--- Exercise description ---
Reproduce exactly, with no pictures, each line from the opening of the material down through the line containing "linespacing=1.62, zorder=3)".

****************

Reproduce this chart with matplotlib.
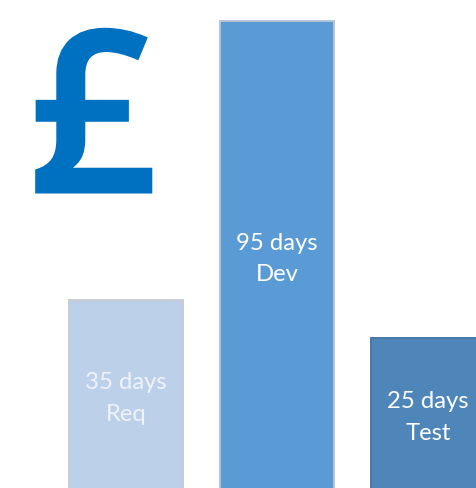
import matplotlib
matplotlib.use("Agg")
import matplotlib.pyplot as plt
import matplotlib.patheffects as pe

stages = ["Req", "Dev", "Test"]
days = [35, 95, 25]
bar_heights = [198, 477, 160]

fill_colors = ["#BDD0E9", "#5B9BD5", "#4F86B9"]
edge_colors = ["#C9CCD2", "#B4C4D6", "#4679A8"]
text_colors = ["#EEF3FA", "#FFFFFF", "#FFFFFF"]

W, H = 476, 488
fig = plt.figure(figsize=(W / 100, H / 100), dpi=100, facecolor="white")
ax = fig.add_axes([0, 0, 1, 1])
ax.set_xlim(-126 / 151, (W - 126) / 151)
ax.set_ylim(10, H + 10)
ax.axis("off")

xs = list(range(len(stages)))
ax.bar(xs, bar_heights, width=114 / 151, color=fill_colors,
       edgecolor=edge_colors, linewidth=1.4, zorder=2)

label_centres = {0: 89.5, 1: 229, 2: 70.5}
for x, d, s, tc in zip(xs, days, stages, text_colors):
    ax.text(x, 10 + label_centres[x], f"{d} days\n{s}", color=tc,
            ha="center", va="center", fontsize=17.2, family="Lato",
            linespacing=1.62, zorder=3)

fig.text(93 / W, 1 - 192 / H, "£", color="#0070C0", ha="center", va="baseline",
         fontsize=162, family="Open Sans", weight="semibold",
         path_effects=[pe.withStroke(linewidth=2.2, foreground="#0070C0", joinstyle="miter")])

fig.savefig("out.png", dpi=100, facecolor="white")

****************

--- Expected answer ---
Reproduce this chart with matplotlib.
import matplotlib
matplotlib.use("Agg")
import matplotlib.pyplot as plt
import matplotlib.patheffects as pe

stages = ["Req", "Dev", "Test"]
days = [35, 95, 25]
bar_heights = [198, 477, 160]

fill_colors = ["#BDD0E9", "#5B9BD5", "#4F86B9"]
edge_colors = ["#C9CCD2", "#B4C4D6", "#4679A8"]
text_colors = ["#EEF3FA", "#FFFFFF", "#FFFFFF"]

W, H = 476, 488
fig = plt.figure(figsize=(W / 100, H / 100), dpi=100, facecolor="white")
ax = fig.add_axes([0, 0, 1, 1])
ax.set_xlim(-126 / 151, (W - 126) / 151)
ax.set_ylim(10, H + 10)
ax.axis("off")

xs = list(range(len(stages)))
ax.bar(xs, bar_heights, width=114 / 151, color=fill_colors,
       edgecolor=edge_colors, linewidth=1.4, zorder=2)

label_centres = {0: 89.5, 1: 229, 2: 70.5}
for x, d, s, tc in zip(xs, days, stages, text_colors):
    ax.text(x, 10 + label_centres[x], f"{d} days\n{s}", color=tc,
            ha="center", va="center", fontsize=17.2, family="Lato",
            linespacing=1.62, zorder=3)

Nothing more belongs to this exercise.